Newer aircraft like the Marenco Swisshelicopter SH09 would have to prove commercial airliner-level reliability to achieve single-engine IFR certification. Photo courtesy of Marenco
The FAA's Rotorcraft Directorate is prioritizing a review of certification policy for light helicopters to "facilitate a more rapid incorporation of advances in technology" in those aircraft, a top official has told industry groups.
The directorate's manager, Lance Gant, said his team is developing a proposed Safety Continuum policy statement for certification of helicopter systems and equipment under Part 27 of Federal Aviation Regulations and aims to release its proposal before the end of this year for public comment.
Gant is scheduled to discuss the Safety Continuum and other certification streamlining efforts Sep. 19 at R&WI's Rotorcraft Technology Summit in Fort Worth, Texas.
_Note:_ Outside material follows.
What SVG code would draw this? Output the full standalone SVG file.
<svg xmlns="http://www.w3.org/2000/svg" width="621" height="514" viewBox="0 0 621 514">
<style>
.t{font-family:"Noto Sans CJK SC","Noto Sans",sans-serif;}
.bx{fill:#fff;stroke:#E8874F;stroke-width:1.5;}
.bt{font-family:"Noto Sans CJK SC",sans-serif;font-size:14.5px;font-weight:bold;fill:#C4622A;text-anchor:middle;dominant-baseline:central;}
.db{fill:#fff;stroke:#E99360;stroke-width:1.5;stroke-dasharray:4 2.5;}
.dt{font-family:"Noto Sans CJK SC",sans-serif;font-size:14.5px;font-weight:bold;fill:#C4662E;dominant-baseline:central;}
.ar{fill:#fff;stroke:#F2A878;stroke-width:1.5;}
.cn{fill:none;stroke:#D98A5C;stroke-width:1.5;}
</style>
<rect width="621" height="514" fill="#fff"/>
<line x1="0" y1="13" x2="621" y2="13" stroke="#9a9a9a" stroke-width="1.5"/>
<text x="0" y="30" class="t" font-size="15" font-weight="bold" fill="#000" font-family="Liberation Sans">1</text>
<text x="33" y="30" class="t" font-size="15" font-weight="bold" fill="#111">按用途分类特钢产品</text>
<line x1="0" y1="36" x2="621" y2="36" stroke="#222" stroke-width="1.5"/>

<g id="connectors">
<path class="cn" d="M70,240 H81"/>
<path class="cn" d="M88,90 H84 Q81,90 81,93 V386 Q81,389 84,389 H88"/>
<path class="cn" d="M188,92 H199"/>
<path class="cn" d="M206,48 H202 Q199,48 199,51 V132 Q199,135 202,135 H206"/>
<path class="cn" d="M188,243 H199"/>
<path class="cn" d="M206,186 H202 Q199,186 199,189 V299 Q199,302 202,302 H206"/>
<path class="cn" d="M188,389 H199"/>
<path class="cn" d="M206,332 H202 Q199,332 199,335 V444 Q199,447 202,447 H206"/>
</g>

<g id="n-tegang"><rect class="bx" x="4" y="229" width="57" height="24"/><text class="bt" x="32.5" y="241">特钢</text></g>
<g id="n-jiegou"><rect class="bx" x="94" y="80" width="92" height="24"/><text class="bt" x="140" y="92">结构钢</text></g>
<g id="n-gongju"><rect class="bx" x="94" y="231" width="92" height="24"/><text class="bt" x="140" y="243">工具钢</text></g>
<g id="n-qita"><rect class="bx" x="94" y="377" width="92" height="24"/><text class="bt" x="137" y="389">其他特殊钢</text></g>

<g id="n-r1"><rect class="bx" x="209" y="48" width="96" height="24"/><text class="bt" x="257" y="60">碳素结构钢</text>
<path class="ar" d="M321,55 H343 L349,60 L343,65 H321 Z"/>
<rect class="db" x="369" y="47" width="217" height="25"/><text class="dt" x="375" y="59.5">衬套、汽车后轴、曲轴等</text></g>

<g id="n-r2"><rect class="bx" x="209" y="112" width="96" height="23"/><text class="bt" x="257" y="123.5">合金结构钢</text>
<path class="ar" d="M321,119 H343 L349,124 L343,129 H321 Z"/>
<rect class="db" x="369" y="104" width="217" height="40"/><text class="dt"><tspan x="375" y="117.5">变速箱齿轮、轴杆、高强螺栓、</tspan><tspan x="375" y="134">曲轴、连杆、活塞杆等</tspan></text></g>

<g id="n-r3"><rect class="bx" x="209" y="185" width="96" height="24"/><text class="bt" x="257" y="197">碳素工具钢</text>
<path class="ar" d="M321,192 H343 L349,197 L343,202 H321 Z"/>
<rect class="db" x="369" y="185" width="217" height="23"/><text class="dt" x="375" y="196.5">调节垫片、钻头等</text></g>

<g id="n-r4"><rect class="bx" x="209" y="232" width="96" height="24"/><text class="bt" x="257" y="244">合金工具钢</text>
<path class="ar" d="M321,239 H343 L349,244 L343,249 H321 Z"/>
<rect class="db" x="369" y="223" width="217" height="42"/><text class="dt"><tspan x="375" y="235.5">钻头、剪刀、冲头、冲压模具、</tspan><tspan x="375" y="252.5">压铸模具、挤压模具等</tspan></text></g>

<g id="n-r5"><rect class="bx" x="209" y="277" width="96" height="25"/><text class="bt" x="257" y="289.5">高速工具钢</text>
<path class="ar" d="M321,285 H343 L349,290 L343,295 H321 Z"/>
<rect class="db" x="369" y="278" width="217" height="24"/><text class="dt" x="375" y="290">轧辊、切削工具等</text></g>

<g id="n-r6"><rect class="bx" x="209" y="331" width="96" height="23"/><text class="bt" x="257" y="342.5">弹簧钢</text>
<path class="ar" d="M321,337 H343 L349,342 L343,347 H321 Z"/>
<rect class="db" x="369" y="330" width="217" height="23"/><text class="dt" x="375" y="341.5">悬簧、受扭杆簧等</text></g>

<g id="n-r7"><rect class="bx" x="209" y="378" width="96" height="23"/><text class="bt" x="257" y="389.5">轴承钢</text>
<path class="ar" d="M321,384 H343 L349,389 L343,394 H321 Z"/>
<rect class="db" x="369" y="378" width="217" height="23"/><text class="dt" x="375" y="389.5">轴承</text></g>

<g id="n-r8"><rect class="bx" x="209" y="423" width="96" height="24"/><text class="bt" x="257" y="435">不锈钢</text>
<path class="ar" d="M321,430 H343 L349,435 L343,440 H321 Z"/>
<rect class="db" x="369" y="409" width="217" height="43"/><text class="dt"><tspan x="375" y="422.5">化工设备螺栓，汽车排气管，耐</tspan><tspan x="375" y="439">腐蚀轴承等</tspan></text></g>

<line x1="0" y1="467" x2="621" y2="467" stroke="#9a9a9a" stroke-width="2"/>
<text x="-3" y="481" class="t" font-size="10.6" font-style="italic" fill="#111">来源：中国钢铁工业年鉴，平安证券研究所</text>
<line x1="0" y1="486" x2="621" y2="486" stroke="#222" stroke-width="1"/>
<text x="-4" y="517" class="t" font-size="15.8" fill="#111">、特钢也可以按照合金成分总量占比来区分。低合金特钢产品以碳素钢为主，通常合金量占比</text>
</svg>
Visit www.rotorcraftsummit.com to register for that event.
“The proposed policy statement will establish classes of Part 27 rotorcraft based on aircraft weight and passenger capacity for rotorcraft up to 7,000 lb,” Gant said in a July 25 letter to four industry groups. “The purpose of this Safety Continuum concept is to facilitate a more rapid incorporation of advances in technology for systems and equipment by recognizing a balanced approach between the risk and safety benefits for installing such technology.”
He added that the directorate “has given this proposed policy statement high priority.”
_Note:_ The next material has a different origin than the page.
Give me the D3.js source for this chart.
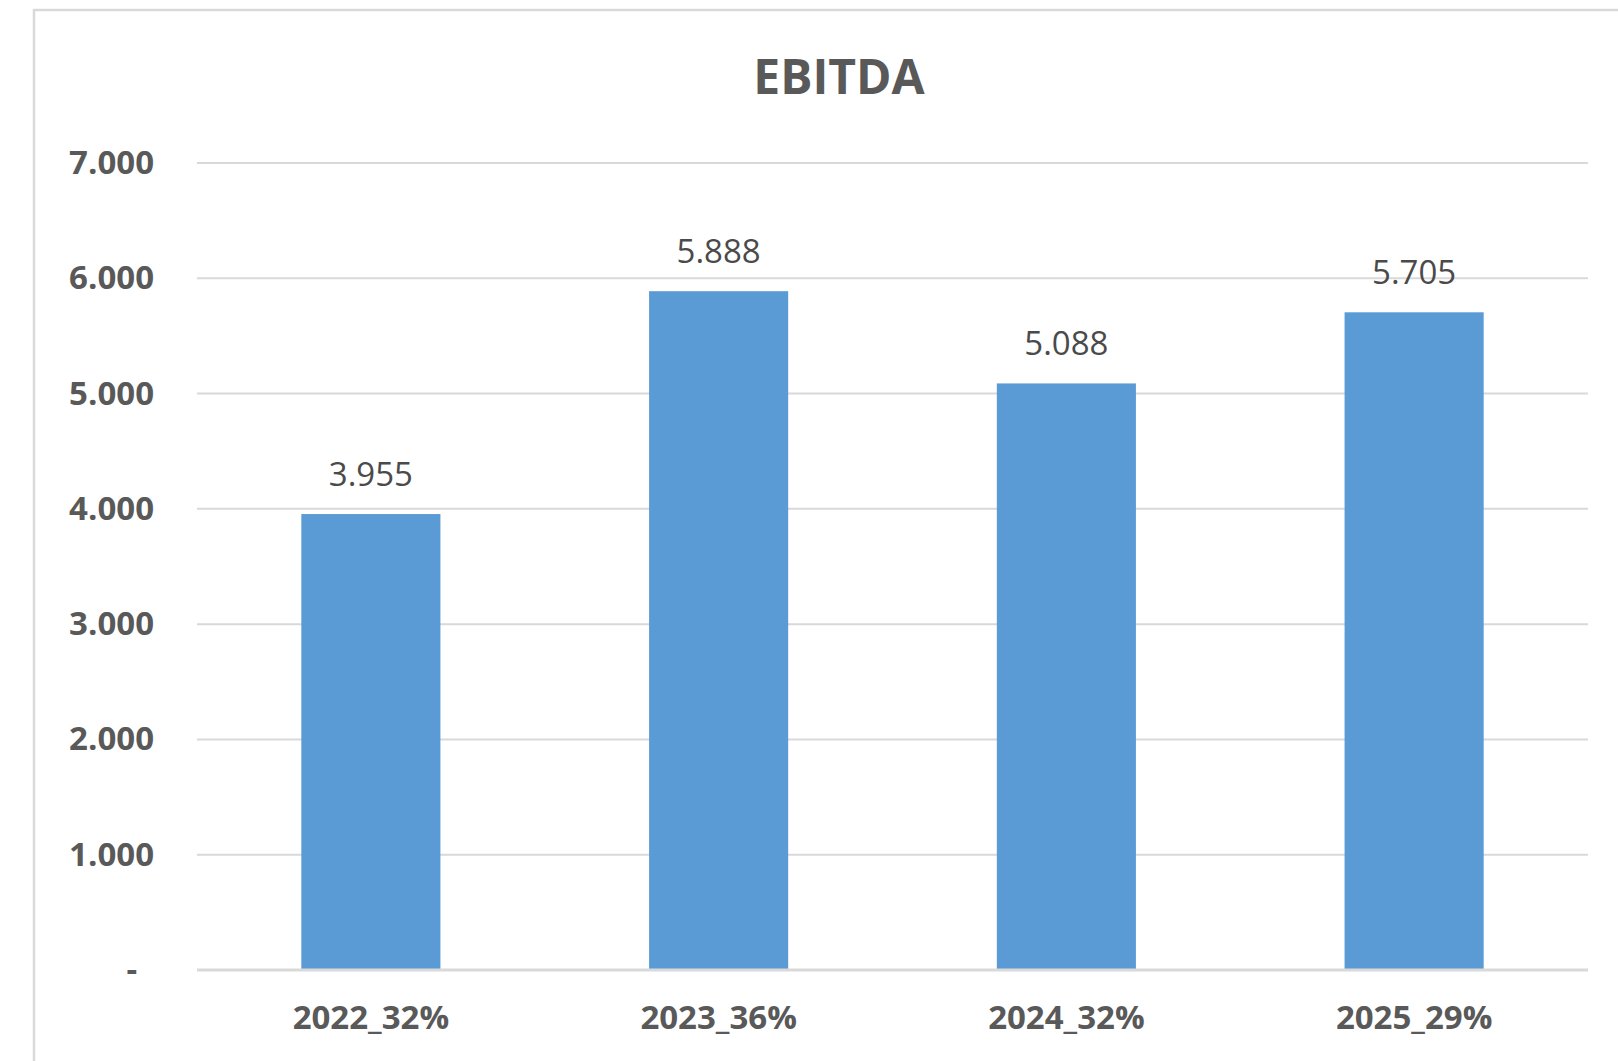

Gant’s comments came in response to a November 2015 joint industry white paper calling on the FAA to revise its guidance on certification of single-engine Part 27 helicopters for operations under instrument flight rules. He said the agency “has begun the process of adopting some of the concepts and recommendations” of that joint proposal in the proposed Safety Continuum policy. The single-engine IFR white paper was drafted by four groups — the General Aircraft Manufacturers Assn. (GAMA), AHS International, the Aircraft Electronics Assn. (AEA) and HAI.
Gant said the proposed Safety Continuum approach "is a much broader concept than the recommendations of the single-engine IFR white paper" and "can be applied to all Part 27 rotorcraft regardless of the number of engines or types of operations for which the aircraft is being certified."